The second one here is staffed positions- well, okay staffed positions could have guessed that one right?! Actually having internal folks and the key here is qualified staff. It’s not enough to grab your designer and turn them into the UX person in the organization.
Now many organizations will do that or grab a developer, maybe take a business analyst and turn them into a UX person- that’s all fine and well– one of the things I have run across however, is that there’s a credibility or believability gap that often is left, and so certain teams working with that individual will say “oh well you’re not really a usability expert so…” which is more of a Cognitive Science/ Psychology type of background in terms of the field of study/ qualifications. So it’s really important that when staffing, you actually staff with people that can communicate believably and that can communicate effectively- because that’s really half the battle with working with user experience advocacy in an organization.

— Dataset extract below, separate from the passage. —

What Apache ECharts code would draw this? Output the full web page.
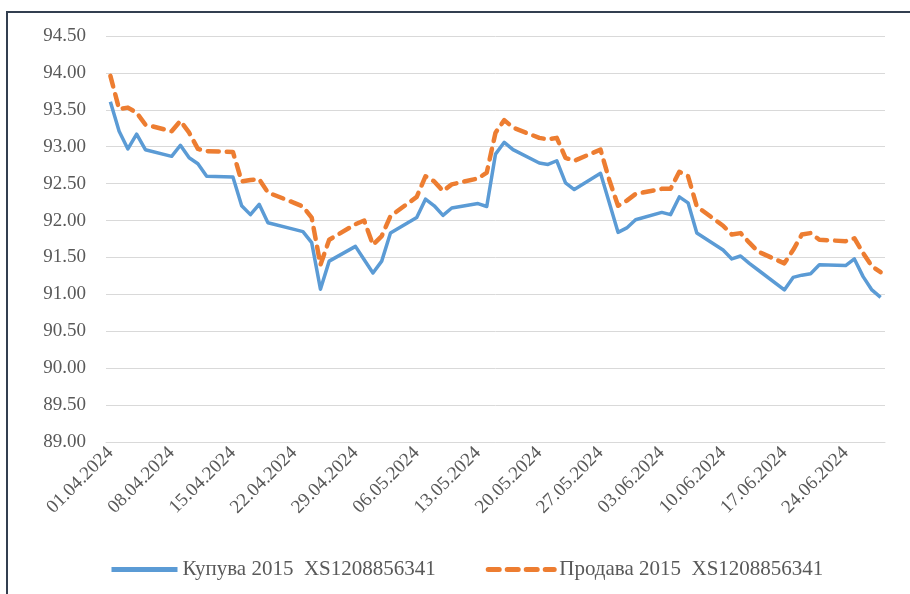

The third key here is training. So offering training to your staff, having them all kind of on the same page, having them all getting the latest and greatest information, resources and tools available to them– we do a lot of specialized user experience trainings with organizations especially ones that are ramping up…it’s just a tremendous leap from a disorganized herding cats situation to “wow, all of sudden we’re aligned and on the same page after a day or two of training”. So training can be a very powerful catalyst.
The fourth one here is funded projects. Funded projects are another hallmark that you can’t really do UX on the side–you can’t really do UX informally, or as part of another job. I’ve worked in large organizations where there isn’t really a UX culture there and so some poor product managers are also the UX guy, or some poor business analyst- she’s also the UX specialist and kind of doing it on the side in addition to her other jobs. That’s a really tough position. It’s really important that there’s funding available, that a project can actually resources- and that means using outside consultants, that means putting people in the organization, giving them real budgets that they can do this kind of work. There have been studies done on this and the question that is usually asked to me is how much of my budget should be budgeted- the magic number is between 10-12% of a product development budget should be spent on UX for that particular project. So take your entire dev budget around 11.5% is a statistic that one study found- so the rule of thumb is 10-12% of your product development budget for that product.
Now the final cultural characteristic of UX is ROI and buy-in. So the return on investment, the measurement of your efforts, the ability to show value in your organization and have that value shown to leadership. The organizations that are excelling in this field today among Fortune 500 companies are the ones where the executive buy-in is there and usually organically there where you Brin or Page (Google) or these founders of companies will bring an organic love of UX to the teams that they create, but it’s also grassroots– you need your engineers and developers to be bought-in. I worked with a start-up where one of the developers (the CEO was bought in), but the developer said “I’m not making that change to the interface”, and I said “Why not?” and he said “Cause I don’t like it!” and I said “yea but the usability test report showed that the users need that and he said I don’t care- it’s not something I agree with!” So even though the CEO was a real evangelist of UX and was spending money on it, the developer was not willing to budge.
So having that organic grassroots, that love of users at the engineering level, which historically hasn’t been there- that’s a new thing that’s occurred- is equally important. So building a culture of UX has these 5 hallmarks and characteristics which I think are all hugely important and it’s definitely a process but I hope this helps with first steps in building your UX maturity and competency in your organization. Happy UXing, see you on a future UX Power Up!